Secondly, “the Judge fell into error by not properly considering that the requisite care needed was relevant information to the issue of residence.”
Thirdly, “the risk in the Judge’s approach to this issue is that it has been considered in a silo, with implications for the local authority in being able to coherently manage a care plan for ZZ in the light of the declarations made which, although referred to at [48], was not properly addressed by the Judge.”
The Judge found that the previous Judge’s declaration regarding capacity to engage in sexual relations cannot stand, for the following reasons:
Firstly, “The Judge did not properly deal with various aspects of Dr Rippon’s evidence, in particular, ZZ’s ability to use or weigh information about consent and if ZZ’s disinhibited sexual behaviour was due to a combination of his mental impairment, which included his cognitive functioning and executive functioning and gave disproportionate weight to the significance of ZZ’s ordinary sexual urges/desire.”
Secondly, “the Judge wrongly equated ZZ’s sexual disinhibition with the usual risk-taking of a person of commensurate maturity.”
Thirdly, “the Judge erred in not following the approach set out in JB by asking himself first is the person unable to decide the matter for himself by reference to the matter and the relevant information, second is there a clear nexus between his inability to make a decision in relation to the matter and an impairment of, or disturbance in the mind or brain.”
In relation to issue of capacity to marry, the court found that this ground of appeal is also established.
Kings College Hospital NHS Foundation Trust v South London and Maudsley NHS Foundation Trust & Anor [2024[ EWCOP 20
Facts:
The case concerns a capacity and best interests decision concerning GF and whether he should have his ulcerated leg amputated.
By way of background, GF is 60 and has a long-standing history of paranoid schizophrenia.
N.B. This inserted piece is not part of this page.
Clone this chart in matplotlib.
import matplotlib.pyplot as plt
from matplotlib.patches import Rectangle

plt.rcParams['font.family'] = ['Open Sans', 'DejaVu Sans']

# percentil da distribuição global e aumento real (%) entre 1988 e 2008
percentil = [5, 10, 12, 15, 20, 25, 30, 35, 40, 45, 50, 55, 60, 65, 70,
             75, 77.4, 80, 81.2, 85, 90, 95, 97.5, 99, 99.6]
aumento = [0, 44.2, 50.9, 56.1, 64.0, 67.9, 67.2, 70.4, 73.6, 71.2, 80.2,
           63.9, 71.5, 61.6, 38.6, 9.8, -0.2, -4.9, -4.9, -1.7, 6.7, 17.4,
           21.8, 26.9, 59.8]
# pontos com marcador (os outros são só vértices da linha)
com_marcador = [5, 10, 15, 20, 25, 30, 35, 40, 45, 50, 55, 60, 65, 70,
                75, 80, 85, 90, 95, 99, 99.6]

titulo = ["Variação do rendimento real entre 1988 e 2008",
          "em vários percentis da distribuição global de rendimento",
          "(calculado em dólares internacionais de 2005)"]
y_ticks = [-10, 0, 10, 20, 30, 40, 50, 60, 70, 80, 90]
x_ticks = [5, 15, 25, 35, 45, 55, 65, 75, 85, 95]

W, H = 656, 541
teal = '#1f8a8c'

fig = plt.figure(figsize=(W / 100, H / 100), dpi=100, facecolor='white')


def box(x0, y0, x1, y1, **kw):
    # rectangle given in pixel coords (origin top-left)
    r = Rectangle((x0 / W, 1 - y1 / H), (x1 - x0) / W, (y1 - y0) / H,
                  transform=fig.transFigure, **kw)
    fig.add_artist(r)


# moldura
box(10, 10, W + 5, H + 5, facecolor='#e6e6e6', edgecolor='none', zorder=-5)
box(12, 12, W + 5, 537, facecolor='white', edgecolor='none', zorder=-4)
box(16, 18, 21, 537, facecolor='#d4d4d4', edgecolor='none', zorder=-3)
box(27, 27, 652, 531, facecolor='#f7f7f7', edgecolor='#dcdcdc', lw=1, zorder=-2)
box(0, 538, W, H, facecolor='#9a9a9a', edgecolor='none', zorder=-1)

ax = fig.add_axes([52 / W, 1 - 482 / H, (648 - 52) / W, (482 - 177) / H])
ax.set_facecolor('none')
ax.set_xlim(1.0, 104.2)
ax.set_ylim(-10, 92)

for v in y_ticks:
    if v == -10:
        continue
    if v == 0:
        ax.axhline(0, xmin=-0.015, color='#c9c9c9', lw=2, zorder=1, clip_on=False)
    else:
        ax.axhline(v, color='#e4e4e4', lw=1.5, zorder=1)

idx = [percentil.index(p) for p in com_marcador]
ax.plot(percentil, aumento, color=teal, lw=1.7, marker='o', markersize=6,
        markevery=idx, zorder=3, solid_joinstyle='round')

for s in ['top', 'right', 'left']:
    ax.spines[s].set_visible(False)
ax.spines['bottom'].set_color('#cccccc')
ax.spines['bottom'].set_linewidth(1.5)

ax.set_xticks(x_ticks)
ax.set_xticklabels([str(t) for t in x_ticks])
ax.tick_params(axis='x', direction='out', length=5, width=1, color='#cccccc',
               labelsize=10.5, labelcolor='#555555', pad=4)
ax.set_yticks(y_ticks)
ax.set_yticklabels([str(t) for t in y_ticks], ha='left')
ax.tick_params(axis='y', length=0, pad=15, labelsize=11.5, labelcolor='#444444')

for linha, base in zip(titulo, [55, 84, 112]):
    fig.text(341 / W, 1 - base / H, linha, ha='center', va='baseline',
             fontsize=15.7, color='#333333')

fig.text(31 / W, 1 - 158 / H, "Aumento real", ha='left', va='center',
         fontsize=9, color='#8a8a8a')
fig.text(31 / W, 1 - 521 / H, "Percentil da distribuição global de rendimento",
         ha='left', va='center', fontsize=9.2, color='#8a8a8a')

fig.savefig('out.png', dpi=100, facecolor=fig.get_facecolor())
The issues before the court were two-fold: (1) Whether GF lacks capacity to (i) conduct these proceedings and (ii) make decisions as to his medical treatment, in particular in relation to an above knee amputation and associated pre and post operative treatment. (2) If so, whether it is in GF’s best interests to undergo the amputation and receive the treatment set out in the treatment plan as placed before the court.
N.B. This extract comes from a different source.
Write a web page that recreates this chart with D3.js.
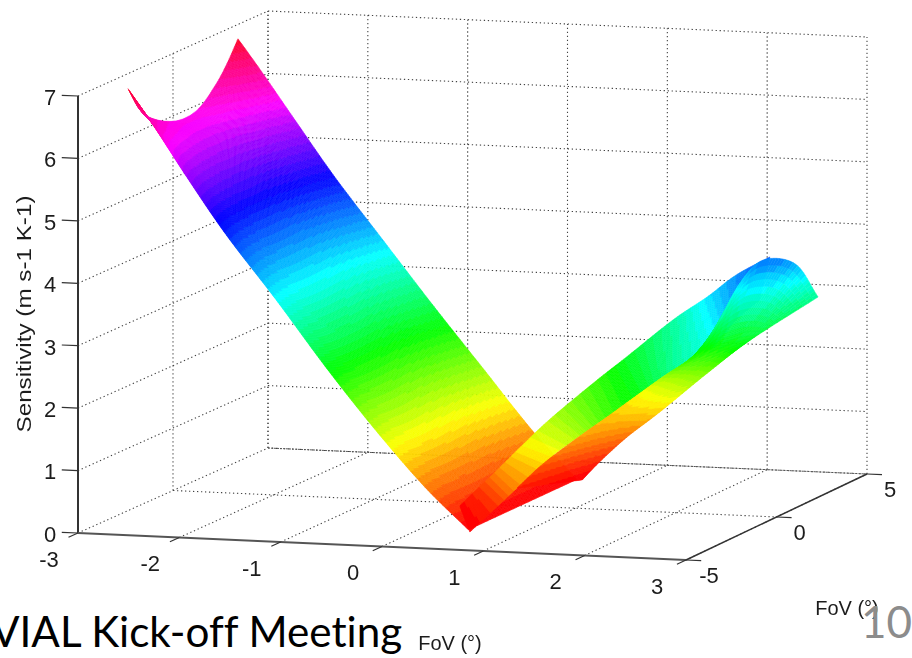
<!DOCTYPE html>
<html>
<head>
<meta charset="utf-8">
<style>
  body { margin: 0; background: #fff; }
  svg { display: block; overflow: hidden; }
  text { font-family: "Liberation Sans", sans-serif; fill: #1c1c1c; }
  svg > g, svg > text.soft { filter: blur(0.35px); }
</style>
</head>
<body>
<div id="chart"></div>
<script src="https://cdn.jsdelivr.net/npm/d3@7"></script>
<script>
// Tick labels
const xTicks = [-3, -2, -1, 0, 1, 2, 3];
const yTicks = [-5, 0, 5];
const zTicks = [0, 1, 2, 3, 4, 5, 6, 7];

// Left arm of the surface: stations along FoV x, y limits per station, z per station and column
const armX = [-3, -2.75, -2.4, -2, -1.5, -1, -0.5, 0, 0.45];
const armYNear = [-2.37, -2.4, -2.45, -2.5, -2.55, -2.55, -2.6, -2.7, -2.8];
const armYFar = [3.42, 3.4, 3.35, 3.3, 3.2, 3.2, 3.15, 3.1, 3.07];
const armCols = [0, 0.1, 0.2, 0.35, 0.5, 0.65, 0.8, 0.9, 1];
const armZ = [
    [6.76, 6.36, 6.14, 5.96, 5.88, 5.94, 6.2, 6.45, 6.77],
    [6.21, 5.93, 5.79, 5.67, 5.62, 5.66, 5.83, 6.02, 6.24],
    [5.39, 5.22, 5.12, 5.05, 5.03, 5.07, 5.2, 5.32, 5.48],
    [4.5, 4.37, 4.3, 4.26, 4.26, 4.29, 4.4, 4.5, 4.62],
    [3.51, 3.43, 3.38, 3.36, 3.37, 3.4, 3.48, 3.56, 3.66],
    [2.45, 2.38, 2.35, 2.34, 2.35, 2.39, 2.48, 2.56, 2.65],
    [1.49, 1.43, 1.4, 1.39, 1.42, 1.46, 1.54, 1.61, 1.7],
    [0.64, 0.59, 0.56, 0.55, 0.56, 0.58, 0.64, 0.69, 0.75],
    [0, 0, 0, 0, 0, 0, 0, 0, 0]
];

// Raised band of the right arm
const bandX = [[0.51, -0.03], [0.63, 0.09], [0.93, 0.4], [1.19, 0.71], [1.53, 0.92], [2.05, 1.28], [2.37, 1.56], [2.83, 1.93], [3.26, 2.46], [3.52, 2.78], [3.59, 3.1]];
const bandY = [[-3.04, -0.64], [-2.24, -0.3], [-2.78, -0.96], [-2.43, -1.39], [-2.83, -0.93], [-3.88, -0.55], [-3.83, -0.28], [-4.77, 0.22], [-5.15, -0.83], [-5.17, -1], [-4.25, -0.92]];
const bandZ = [[0, 0.05], [0.3, 0.3], [0.7, 0.7], [1.15, 1.15], [1.55, 1.55], [2.1, 2.1], [2.5, 2.5], [3, 3.05], [3.4, 3.6], [3.9, 4], [4.1, 4.3]];

// Lower sheet of the right arm, ends in the dome
const sheetX = [
    [0.32, 0.36, 0.39, 0.43, 0.47, 0.51],
    [0.39, 0.43, 0.46, 0.49, 0.53, 0.56],
    [0.56, 0.6, 0.63, 0.67, 0.71, 0.75],
    [0.65, 0.74, 0.84, 0.93, 1.02, 1.11],
    [0.85, 1.03, 1.21, 1.39, 1.57, 1.76],
    [1.45, 1.63, 1.81, 1.99, 2.17, 2.36],
    [2.12, 2.4, 2.49, 2.86, 2.99, 2.75]
];
const sheetY = [
    [0.55, 1.04, 1.54, 2.04, 2.54, 3.04],
    [1.56, 1.99, 2.42, 2.85, 3.28, 3.71],
    [2.5, 2.83, 3.17, 3.5, 3.84, 4.17],
    [3.78, 3.82, 3.86, 3.91, 3.95, 3.99],
    [4.49, 4.2, 3.91, 3.62, 3.33, 3.05],
    [2.87, 2.72, 2.57, 2.41, 2.26, 2.11],
    [1.19, 0.33, 0.82, 0.05, 1.1, 3.68]
];
const sheetZ = [
    [0.2, 0.16, 0.12, 0.08, 0.04, 0],
    [0.45, 0.4, 0.35, 0.3, 0.25, 0.2],
    [0.75, 0.71, 0.67, 0.63, 0.59, 0.55],
    [0.95, 0.96, 0.97, 0.98, 0.99, 1],
    [1.25, 1.36, 1.47, 1.58, 1.69, 1.8],
    [1.85, 1.98, 2.11, 2.24, 2.37, 2.5],
    [2.45, 3.1, 3.6, 4.1, 3.9, 3]
];

const width = 912, height = 658;
const svg = d3.select("#chart").append("svg").attr("width", width).attr("height", height);

// Step 1: scales, three axes onto a slightly skewed floor
const xScale = d3.scaleLinear().domain([-3, 3]).range([0, 1]);
const yScale = d3.scaleLinear().domain([-5, 5]).range([0, 1]);
const zScale = d3.scaleLinear().domain([0, 7]).range([0, 437]);
const floor = { a: [78, 533], b: [686, 560], c: [867, 474], d: [268, 448] };

function project(x, y, z) {
    const u = xScale(x), v = yScale(y);
    const at = i => (1 - u) * (1 - v) * floor.a[i] + u * (1 - v) * floor.b[i] + u * v * floor.c[i] + (1 - u) * v * floor.d[i];
    return [at(0), at(1) - zScale(z)];
}

const line = d3.line();

function seg(g, p, q) {
    g.append("path").attr("d", line([project(...p), project(...q)]));
}

// Step 2: dotted grid on the floor and the two back walls
const grid = svg.append("g")
    .attr("fill", "none").attr("stroke", "#444").attr("stroke-width", 1.1).attr("stroke-dasharray", "1.3,2.7");
xTicks.forEach(x => {
    seg(grid, [x, -5, 0], [x, 5, 0]);
    seg(grid, [x, 5, 0], [x, 5, 7]);
});
yTicks.slice(1).forEach(y => {
    seg(grid, [-3, y, 0], [3, y, 0]);
    seg(grid, [-3, y, 0], [-3, y, 7]);
});
zTicks.slice(1).forEach(z => {
    seg(grid, [-3, -5, z], [-3, 5, z]);
    seg(grid, [-3, 5, z], [3, 5, z]);
});
svg.append("g").append("path").attr("d", line([project(-3, 5, 0), project(3, 5, 0)]))
    .attr("fill", "none").attr("stroke", "#555").attr("stroke-width", 1).attr("stroke-dasharray", "2,1");

// Step 3: the surface, 64 step hsv colormap on z, painted back to front
const color = d3.scaleQuantize().domain([0, 6.9])
    .range(d3.range(64).map(i => d3.hsl(i * 360 / 64, 1, 0.5).formatHex()));

const surface = svg.append("g");

function drawPatch(xs, ys, zs, nRow, nCol) {
    // read a grid value, continuing straight past its edges
    const val = (m, i, j) => {
        const lastI = m.length - 1, lastJ = m[0].length - 1;
        if (i < 0) return 2 * val(m, 0, j) - val(m, 1, j);
        if (i > lastI) return 2 * val(m, lastI, j) - val(m, lastI - 1, j);
        if (j < 0) return 2 * m[i][0] - m[i][1];
        if (j > lastJ) return 2 * m[i][lastJ] - m[i][lastJ - 1];
        return m[i][j];
    };
    const cr = (a, b, c, d, t) => 0.5 * (2 * b + (c - a) * t + (2 * a - 5 * b + 4 * c - d) * t * t + (3 * b - a - 3 * c + d) * t * t * t);
    const mix = (m, i, j, s, t) => {
        const across = d3.range(-1, 3).map(k => cr(val(m, i + k, j - 1), val(m, i + k, j), val(m, i + k, j + 1), val(m, i + k, j + 2), t));
        return cr(across[0], across[1], across[2], across[3], s);
    };
    const cells = [];
    for (let i = 0; i < zs.length - 1; i++) {
        for (let j = 0; j < zs[0].length - 1; j++) {
            for (let a = 0; a < nRow; a++) {
                for (let b = 0; b < nCol; b++) {
                    const corners = [[a, b], [a, b + 1], [a + 1, b + 1], [a + 1, b]].map(c => {
                        const s = c[0] / nRow, t = c[1] / nCol;
                        return [mix(xs, i, j, s, t), mix(ys, i, j, s, t), Math.max(0, mix(zs, i, j, s, t))];
                    });
                    cells.push(corners);
                }
            }
        }
    }
    surface.append("g").selectAll("path").data(cells).join("path")
        .attr("d", d => line(d.map(p => project(...p))) + "Z")
        .attr("fill", d => color(d3.mean(d, p => p[2])))
        .attr("stroke", d => color(d3.mean(d, p => p[2])))
        .attr("stroke-width", 0.5);
}

const armXs = armX.map(x => armCols.map(() => x));
const armYs = armX.map((x, i) => armCols.map(c => armYNear[i] + (armYFar[i] - armYNear[i]) * c));

drawPatch(armXs, armYs, armZ, 30, 14);
drawPatch(bandX, bandY, bandZ, 16, 24);
drawPatch(sheetX, sheetY, sheetZ, 14, 12);

// Step 4: axes and ticks
const axes = svg.append("g").attr("fill", "none").attr("stroke", "#333");
axes.append("path").attr("stroke-width", 2).attr("d", line([project(-3, -5, 0), project(-3, -5, 7)]));
axes.append("path").attr("stroke-width", 2).attr("stroke", "#555").attr("d", line([project(-3, -5, 0), project(3, -5, 0)]));
axes.append("path").attr("stroke-width", 1.5).attr("d", line([project(3, -5, 0), project(3, 5, 0)]));
xTicks.forEach(x => axes.append("path").attr("stroke-width", 1.2).attr("d", line([project(x, -5, 0), project(x, -5.5, 0)])));
yTicks.forEach(y => axes.append("path").attr("stroke-width", 1.2).attr("d", line([project(3, y, 0), project(3.15, y, 0)])));
zTicks.forEach(z => axes.append("path").attr("stroke-width", 1.2).attr("d", line([project(-3, -5, z), project(-3.16, -5, z)])));

// Step 5: tick labels
const tickFont = 22;
const labels = svg.append("g").attr("text-anchor", "middle").attr("font-size", tickFont);
labels.append("g").selectAll("text").data(zTicks).join("text")
    .attr("x", d => project(-3, -5, d)[0] - 28).attr("y", d => project(-3, -5, d)[1] + 1)
    .attr("dy", "0.36em").text(d => d);
labels.append("g").selectAll("text").data(xTicks).join("text")
    .attr("x", d => project(d, -5, 0)[0] - 29).attr("y", d => project(d, -5, 0)[1] + 26)
    .attr("dy", "0.36em").text(d => d);
labels.append("g").selectAll("text").data(yTicks).join("text")
    .attr("x", d => project(3, d, 0)[0] + 23).attr("y", d => project(3, d, 0)[1] + 15)
    .attr("dy", "0.36em").text(d => d);

// Step 6: axis titles and the slide text over the picture
svg.append("text").attr("class", "soft").attr("transform", "translate(24,314) rotate(-90)")
    .attr("text-anchor", "middle").attr("dy", "0.35em").attr("font-size", 21)
    .attr("textLength", 237).attr("lengthAdjust", "spacingAndGlyphs")
    .text("Sensitivity (m s-1 K-1)");
svg.append("text").attr("class", "soft").attr("x", 847).attr("y", 608)
    .attr("text-anchor", "middle").attr("dy", "0.35em").attr("font-size", 20).text("FoV (°)");
svg.append("text").attr("class", "soft").attr("x", 450).attr("y", 643)
    .attr("text-anchor", "middle").attr("dy", "0.35em").attr("font-size", 20).text("FoV (°)");
svg.append("text").attr("x", -9).attr("y", 647)
    .attr("font-size", 42.2).style("font-family", "Lato").style("fill", "#000")
    .style("font-variant-ligatures", "none").text("VIAL Kick-off Meeting");
svg.append("text").attr("x", 912).attr("y", 638).attr("text-anchor", "end")
    .attr("font-size", 44).style("font-family", "Lato").style("fill", "#8c8c8c").text("10");
</script>
</body>
</html>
The matter was ultimately agreed but a judgment was published for two reasons: firstly, the case has been heard in public subject to a transparency/reporting restrictions order and the court considered that a short judgment should be published so the public know what happens, fi they so wish. And secondly, GF should have a record which he can access at his will which sets out why he has had his leg amputated and the steps that were taken to make sure that that amputation was in his best interests.
law:
The court considered the legal position in detail paragraph 33-40. The Judge considered Aintree v James and Airedale Trust v Bland.
Judgment:
The Judge considered the three treatment options for GF, namely: an above knee amputation, multiple surgeries or conservative medical management by way of continuous intravenous antibiotics accepting of the fact that he will die of sepsis.
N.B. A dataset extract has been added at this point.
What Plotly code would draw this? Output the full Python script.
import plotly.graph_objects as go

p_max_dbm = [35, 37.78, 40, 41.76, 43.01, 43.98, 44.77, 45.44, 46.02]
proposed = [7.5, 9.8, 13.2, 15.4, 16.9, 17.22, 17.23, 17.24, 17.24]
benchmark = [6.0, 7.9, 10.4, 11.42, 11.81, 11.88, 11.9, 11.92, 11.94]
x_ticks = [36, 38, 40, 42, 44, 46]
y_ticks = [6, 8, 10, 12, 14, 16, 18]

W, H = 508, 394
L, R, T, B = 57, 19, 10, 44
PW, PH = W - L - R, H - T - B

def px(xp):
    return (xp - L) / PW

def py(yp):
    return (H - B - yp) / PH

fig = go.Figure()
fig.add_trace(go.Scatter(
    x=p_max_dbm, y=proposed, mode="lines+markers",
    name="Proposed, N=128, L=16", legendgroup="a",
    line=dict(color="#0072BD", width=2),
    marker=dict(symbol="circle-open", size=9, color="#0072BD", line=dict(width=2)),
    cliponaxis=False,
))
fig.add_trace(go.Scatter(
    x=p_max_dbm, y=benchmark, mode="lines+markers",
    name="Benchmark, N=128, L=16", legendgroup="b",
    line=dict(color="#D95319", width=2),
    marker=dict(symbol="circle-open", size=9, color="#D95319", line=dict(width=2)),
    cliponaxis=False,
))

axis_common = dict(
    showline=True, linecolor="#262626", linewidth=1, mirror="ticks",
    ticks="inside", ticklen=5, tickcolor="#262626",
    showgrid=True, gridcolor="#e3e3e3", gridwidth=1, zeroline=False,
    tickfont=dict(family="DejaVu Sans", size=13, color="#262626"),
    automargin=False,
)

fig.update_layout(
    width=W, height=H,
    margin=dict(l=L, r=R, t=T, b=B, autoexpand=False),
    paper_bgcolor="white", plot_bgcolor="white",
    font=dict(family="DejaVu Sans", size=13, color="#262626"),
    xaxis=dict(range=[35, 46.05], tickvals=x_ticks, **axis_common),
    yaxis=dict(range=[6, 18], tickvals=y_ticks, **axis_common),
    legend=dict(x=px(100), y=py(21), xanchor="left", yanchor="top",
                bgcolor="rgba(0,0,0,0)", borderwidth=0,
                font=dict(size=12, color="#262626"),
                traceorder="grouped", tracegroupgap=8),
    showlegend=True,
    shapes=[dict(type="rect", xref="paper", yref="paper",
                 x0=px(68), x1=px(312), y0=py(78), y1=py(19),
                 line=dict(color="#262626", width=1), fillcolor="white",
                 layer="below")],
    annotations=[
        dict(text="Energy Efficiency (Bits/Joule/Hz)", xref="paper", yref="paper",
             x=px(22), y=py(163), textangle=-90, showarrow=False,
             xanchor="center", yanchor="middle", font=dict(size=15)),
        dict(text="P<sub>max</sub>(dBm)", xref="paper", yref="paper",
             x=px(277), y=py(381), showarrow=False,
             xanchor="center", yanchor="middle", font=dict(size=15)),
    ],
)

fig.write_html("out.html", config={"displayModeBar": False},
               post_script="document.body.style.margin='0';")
The Judge accepted the unchallenged medical evidence before her and found that all reasonable treatment options have been considered in this case. The judge concluded that it was “lawful and in GF’s best interests to undergo surgery to have his right leg amputated above the knee and to receive care and treatment in accordance with the terms of the treatment plan”. And in accordance with section 16 MCA, the Judge consented on, on behalf of GF to the provision of the treatment set out in the treatment plan.